ÜÇ: KHK çıkarma yetkisi OHAL kapsamında Hükümet’e aittir. OHAL, anayasal düzeni koruması için Anayasanın Hükümete tanıdığı bir yetkidir.
CHP anayasanın açık hükümlerini bilmiyor olabilir mi?
AYM’nin anayasal çerçevede kalıp CHP’nin kendisini çekmek istediği suç mahalline tevessül etmemesi yüksek yargının hem hukuka riayeti, hem içinde bulunduğumuz varoluşsal tehdidi görmesi bakımından sevindiricidir.
Fetullahçı terör-işgal örgütünün Türkiye için hazırladığı kumpası ısrarla görmeyerek siyaseten büyük hata yapıyor CHP. 15 Temmuz’u unutuyor, Hükümet OHAL’i gıcıklığına ilan etmiş gibi tutum alıyor.
Levent Gök, Selin Sayek Böke gibi isimlerin “CHP OHAL’e başından beri karşı. OHAL Türkiye’ye değil AKP’ye lazım” türünden değerlendirmeleri son derece gayri ciddi.
241 şehidin, 2000’den fazla gazinin olduğu, Meclis’imizin bombalandığı, Cumhurbaşkanımızın öldürülmek istendiği kanlı bir gerçekliğin üzerinden henüz sadece üç ay geçmişken Türkiye’nin ana muhalefet partisinin bunları söylemesi nedendir? Hainlik değilse bu -çok af edersiniz ama- resmen “cıvıklık” değil midir?
FETÖ gerçeğini mi hafife alıyor CHP yoksa 15 Temmuz’u mu azımsıyor?

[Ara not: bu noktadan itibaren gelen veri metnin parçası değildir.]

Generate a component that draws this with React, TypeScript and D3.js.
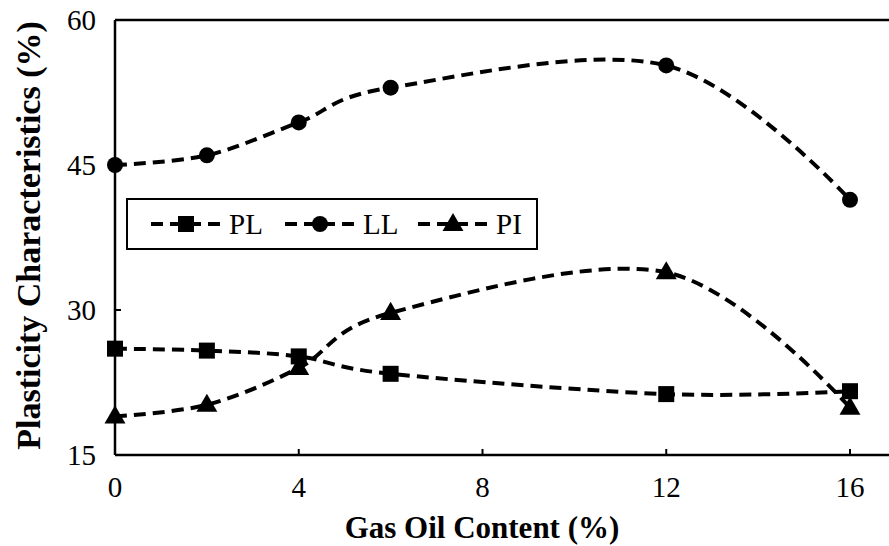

Bu ülkenin kahraman insanları vatan savunmak için tankların önüne çıkmışken CHP makarna kuyruğunda mıydı ki anlamadı olayın vahametini?
***
Devlet Bahçeli’nin başkanlık çıkışı bir kez daha gösterdi ki;
CHP Türkiye gerçeklerinden ne kadar kopuksa MHP o kadar farkında.
Kılıçdaroğlu en hayati konularda bile flu; Bahçeli son derece net.
CHP Türkiye’nin bekasını riske ederken MHP kurtuluş mücadelesinde.
CHP teröristlerin işini kolaylaştırıp devletin işini zorlaştırırken MHP hep devletten yana.
CHP ve HDP siyaseten yanlış bir alanda beyhude bir çaba içinde. MHP’yi AK Parti’ye koltuk değneği olmakla itham etmek çözüm değil dedikodu üretmektir aslında. Gerçi Sayın Bahçeli dünkü açıklamasında muhalefetin yakıştırmalarını “siyaseti zenginleştirecek tartışma” diye nitelemiş ama olsun. Epeydir yapıcı bir siyaset izliyor MHP.